▶ _Your goal_: In the records below, find the line that contains "What D3.js code" and the line that contains "const cx = d => x(d) + x.bandwidth() / 2;"; write out exactly those two lines and everything between them, without the pictures.

[Records with drawing code]
::::::::

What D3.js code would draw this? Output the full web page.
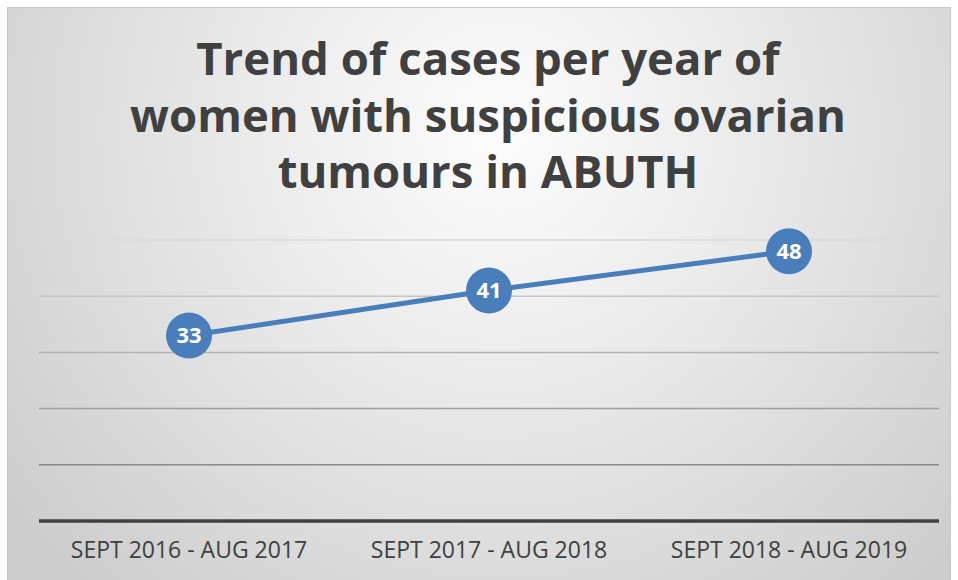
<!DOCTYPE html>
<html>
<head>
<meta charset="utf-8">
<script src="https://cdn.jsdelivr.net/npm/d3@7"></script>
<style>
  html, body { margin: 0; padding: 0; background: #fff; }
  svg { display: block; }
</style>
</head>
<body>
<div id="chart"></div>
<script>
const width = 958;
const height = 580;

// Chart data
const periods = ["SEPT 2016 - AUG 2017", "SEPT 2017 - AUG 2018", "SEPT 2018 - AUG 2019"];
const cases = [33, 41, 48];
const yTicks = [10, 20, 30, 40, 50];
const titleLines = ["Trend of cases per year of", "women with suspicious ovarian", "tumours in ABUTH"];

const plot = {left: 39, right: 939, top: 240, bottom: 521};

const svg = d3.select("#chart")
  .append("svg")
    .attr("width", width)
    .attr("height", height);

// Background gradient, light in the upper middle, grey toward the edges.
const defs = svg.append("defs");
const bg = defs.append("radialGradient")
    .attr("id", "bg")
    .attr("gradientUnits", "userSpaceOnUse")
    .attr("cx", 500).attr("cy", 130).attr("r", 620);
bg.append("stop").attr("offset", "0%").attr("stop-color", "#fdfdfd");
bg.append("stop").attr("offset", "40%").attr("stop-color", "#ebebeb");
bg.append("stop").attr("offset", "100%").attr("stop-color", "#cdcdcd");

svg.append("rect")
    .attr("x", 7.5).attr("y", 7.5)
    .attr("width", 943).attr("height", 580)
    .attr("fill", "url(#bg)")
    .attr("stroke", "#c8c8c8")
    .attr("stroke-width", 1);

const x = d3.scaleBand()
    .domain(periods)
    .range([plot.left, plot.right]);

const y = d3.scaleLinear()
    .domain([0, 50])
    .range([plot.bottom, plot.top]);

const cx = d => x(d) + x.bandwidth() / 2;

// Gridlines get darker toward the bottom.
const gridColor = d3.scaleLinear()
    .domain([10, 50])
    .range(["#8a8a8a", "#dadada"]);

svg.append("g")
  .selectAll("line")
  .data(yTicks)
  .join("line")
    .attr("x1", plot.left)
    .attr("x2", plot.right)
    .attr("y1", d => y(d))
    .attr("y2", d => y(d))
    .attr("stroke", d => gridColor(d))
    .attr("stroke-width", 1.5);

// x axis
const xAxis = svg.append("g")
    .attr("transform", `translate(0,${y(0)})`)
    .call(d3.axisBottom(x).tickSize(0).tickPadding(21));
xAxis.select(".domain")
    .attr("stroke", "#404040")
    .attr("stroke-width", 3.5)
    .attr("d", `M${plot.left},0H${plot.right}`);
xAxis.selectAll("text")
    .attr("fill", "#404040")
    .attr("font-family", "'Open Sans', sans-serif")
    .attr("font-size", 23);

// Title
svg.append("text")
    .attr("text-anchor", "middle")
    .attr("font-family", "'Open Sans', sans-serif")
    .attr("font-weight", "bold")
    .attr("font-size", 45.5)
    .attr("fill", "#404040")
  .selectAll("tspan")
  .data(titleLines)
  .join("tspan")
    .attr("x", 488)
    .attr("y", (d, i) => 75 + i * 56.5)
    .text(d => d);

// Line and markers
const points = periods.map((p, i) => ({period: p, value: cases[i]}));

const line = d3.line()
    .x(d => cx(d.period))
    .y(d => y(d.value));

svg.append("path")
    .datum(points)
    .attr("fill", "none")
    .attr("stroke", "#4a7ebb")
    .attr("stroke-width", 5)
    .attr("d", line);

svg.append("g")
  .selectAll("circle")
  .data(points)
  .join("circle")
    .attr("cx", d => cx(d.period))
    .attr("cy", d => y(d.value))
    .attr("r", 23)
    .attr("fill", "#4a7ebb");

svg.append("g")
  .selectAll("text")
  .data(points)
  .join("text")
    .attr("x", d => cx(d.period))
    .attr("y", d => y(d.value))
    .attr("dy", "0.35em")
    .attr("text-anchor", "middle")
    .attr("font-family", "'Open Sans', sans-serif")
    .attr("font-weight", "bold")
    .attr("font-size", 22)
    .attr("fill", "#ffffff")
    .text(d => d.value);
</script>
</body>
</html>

::::::::

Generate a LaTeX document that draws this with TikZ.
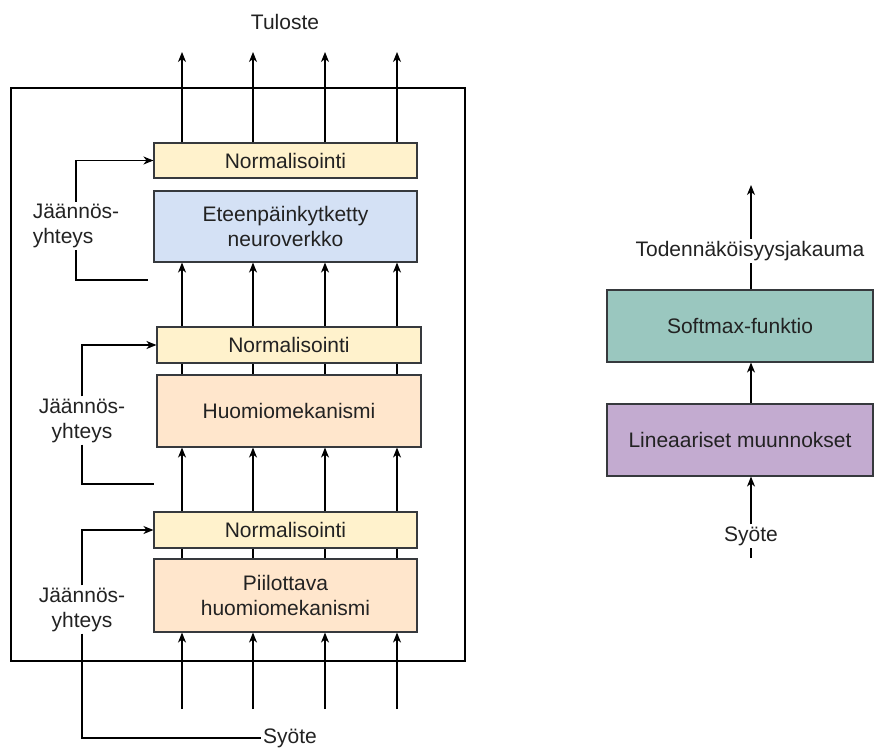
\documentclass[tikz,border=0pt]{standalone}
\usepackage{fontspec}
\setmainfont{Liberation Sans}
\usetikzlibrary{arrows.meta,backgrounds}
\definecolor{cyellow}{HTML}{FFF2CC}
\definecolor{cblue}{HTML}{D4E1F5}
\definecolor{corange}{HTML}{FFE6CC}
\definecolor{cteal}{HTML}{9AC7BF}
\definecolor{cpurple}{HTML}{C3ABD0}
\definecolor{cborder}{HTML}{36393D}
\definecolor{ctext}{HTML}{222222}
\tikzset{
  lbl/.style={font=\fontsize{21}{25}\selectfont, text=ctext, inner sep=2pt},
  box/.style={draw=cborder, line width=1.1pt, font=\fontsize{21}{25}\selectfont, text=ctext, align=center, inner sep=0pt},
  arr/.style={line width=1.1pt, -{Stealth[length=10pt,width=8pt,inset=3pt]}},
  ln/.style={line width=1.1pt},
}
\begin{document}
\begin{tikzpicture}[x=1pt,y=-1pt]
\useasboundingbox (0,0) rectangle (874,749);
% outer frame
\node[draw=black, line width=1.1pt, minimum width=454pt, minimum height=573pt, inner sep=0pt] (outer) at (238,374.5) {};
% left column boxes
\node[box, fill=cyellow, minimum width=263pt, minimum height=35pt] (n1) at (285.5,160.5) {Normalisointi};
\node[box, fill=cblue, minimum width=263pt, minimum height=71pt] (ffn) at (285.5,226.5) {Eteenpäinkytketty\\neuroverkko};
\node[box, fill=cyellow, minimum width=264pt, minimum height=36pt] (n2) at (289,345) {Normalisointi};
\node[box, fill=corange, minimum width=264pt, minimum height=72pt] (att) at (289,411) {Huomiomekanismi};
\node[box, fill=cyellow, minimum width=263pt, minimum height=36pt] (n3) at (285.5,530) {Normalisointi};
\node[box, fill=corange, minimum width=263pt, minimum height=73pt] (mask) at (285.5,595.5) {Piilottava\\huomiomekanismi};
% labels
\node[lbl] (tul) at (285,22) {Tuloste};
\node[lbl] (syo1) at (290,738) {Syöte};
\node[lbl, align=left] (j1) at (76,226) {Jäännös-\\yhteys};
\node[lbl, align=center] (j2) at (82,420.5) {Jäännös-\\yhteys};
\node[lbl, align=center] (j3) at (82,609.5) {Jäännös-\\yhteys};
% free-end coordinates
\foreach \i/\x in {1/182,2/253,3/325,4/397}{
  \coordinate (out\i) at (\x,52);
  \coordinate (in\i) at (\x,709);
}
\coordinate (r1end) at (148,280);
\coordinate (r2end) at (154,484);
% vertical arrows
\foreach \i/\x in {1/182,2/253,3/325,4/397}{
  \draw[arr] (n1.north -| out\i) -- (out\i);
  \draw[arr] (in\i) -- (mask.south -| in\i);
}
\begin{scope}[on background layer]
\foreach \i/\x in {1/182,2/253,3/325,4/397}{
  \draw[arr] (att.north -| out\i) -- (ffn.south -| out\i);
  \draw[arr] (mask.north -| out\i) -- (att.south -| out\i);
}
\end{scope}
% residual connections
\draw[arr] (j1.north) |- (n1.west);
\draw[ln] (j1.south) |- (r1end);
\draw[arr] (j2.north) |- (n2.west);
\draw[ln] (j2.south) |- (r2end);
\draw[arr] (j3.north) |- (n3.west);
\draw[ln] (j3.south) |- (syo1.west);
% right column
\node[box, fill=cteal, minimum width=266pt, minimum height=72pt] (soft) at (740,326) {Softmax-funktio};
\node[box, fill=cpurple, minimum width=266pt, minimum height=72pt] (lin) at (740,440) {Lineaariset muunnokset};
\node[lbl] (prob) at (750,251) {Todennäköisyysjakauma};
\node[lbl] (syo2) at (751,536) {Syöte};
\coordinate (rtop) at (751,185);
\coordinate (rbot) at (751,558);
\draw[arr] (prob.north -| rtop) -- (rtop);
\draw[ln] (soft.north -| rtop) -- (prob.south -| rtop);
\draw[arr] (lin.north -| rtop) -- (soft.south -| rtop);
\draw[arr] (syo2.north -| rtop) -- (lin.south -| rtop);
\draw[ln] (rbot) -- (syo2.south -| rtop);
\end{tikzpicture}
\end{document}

::::::::

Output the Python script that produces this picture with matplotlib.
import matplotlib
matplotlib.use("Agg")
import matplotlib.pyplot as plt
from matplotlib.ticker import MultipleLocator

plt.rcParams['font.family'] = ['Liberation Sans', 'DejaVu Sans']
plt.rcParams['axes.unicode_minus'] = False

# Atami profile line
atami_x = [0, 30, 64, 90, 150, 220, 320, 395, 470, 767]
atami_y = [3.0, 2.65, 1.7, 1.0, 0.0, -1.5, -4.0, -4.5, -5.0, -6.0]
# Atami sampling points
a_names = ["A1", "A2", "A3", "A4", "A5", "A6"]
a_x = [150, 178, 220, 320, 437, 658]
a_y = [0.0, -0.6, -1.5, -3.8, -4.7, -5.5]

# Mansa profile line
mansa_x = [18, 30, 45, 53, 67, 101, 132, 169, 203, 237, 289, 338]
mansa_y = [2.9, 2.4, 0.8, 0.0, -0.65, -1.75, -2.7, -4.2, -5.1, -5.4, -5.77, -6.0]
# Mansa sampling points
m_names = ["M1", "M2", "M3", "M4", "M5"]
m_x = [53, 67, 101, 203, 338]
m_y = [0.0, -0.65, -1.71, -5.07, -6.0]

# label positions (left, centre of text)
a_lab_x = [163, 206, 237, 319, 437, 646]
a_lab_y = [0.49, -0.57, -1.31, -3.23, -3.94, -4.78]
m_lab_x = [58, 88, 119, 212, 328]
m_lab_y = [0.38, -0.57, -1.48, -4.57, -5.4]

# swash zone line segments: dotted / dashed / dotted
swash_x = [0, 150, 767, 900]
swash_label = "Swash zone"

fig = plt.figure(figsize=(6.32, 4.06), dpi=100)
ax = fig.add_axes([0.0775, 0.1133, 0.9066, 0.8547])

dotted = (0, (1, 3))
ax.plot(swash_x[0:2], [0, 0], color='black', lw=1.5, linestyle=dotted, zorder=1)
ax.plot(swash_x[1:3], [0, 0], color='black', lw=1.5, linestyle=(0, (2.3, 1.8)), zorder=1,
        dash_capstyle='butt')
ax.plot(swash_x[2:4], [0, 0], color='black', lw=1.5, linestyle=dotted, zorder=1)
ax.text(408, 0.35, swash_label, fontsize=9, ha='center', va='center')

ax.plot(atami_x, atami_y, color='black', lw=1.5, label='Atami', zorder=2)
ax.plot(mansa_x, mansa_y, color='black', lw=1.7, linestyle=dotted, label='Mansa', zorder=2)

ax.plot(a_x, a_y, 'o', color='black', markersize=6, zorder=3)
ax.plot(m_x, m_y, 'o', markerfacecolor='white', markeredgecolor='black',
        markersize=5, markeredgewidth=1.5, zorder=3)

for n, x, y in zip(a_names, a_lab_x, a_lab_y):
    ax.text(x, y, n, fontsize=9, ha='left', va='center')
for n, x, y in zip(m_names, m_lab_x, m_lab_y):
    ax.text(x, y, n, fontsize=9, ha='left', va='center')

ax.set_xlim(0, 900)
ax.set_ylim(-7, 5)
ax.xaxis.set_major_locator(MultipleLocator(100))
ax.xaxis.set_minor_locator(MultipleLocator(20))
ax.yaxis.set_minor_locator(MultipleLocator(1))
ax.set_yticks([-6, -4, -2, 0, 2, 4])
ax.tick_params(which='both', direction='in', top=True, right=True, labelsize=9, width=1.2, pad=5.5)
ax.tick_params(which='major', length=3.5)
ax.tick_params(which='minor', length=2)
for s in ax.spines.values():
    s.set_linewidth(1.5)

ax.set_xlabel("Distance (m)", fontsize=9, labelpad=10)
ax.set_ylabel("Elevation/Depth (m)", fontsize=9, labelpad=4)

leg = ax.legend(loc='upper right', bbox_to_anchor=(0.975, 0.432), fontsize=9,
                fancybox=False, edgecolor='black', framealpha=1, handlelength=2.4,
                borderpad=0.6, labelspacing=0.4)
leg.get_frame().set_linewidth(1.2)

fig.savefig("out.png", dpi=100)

::::::::

▶ _Complete answer_:
What D3.js code would draw this? Output the full web page.
<!DOCTYPE html>
<html>
<head>
<meta charset="utf-8">
<script src="https://cdn.jsdelivr.net/npm/d3@7"></script>
<style>
  html, body { margin: 0; padding: 0; background: #fff; }
  svg { display: block; }
</style>
</head>
<body>
<div id="chart"></div>
<script>
const width = 958;
const height = 580;

// Chart data
const periods = ["SEPT 2016 - AUG 2017", "SEPT 2017 - AUG 2018", "SEPT 2018 - AUG 2019"];
const cases = [33, 41, 48];
const yTicks = [10, 20, 30, 40, 50];
const titleLines = ["Trend of cases per year of", "women with suspicious ovarian", "tumours in ABUTH"];

const plot = {left: 39, right: 939, top: 240, bottom: 521};

const svg = d3.select("#chart")
  .append("svg")
    .attr("width", width)
    .attr("height", height);

// Background gradient, light in the upper middle, grey toward the edges.
const defs = svg.append("defs");
const bg = defs.append("radialGradient")
    .attr("id", "bg")
    .attr("gradientUnits", "userSpaceOnUse")
    .attr("cx", 500).attr("cy", 130).attr("r", 620);
bg.append("stop").attr("offset", "0%").attr("stop-color", "#fdfdfd");
bg.append("stop").attr("offset", "40%").attr("stop-color", "#ebebeb");
bg.append("stop").attr("offset", "100%").attr("stop-color", "#cdcdcd");

svg.append("rect")
    .attr("x", 7.5).attr("y", 7.5)
    .attr("width", 943).attr("height", 580)
    .attr("fill", "url(#bg)")
    .attr("stroke", "#c8c8c8")
    .attr("stroke-width", 1);

const x = d3.scaleBand()
    .domain(periods)
    .range([plot.left, plot.right]);

const y = d3.scaleLinear()
    .domain([0, 50])
    .range([plot.bottom, plot.top]);

const cx = d => x(d) + x.bandwidth() / 2;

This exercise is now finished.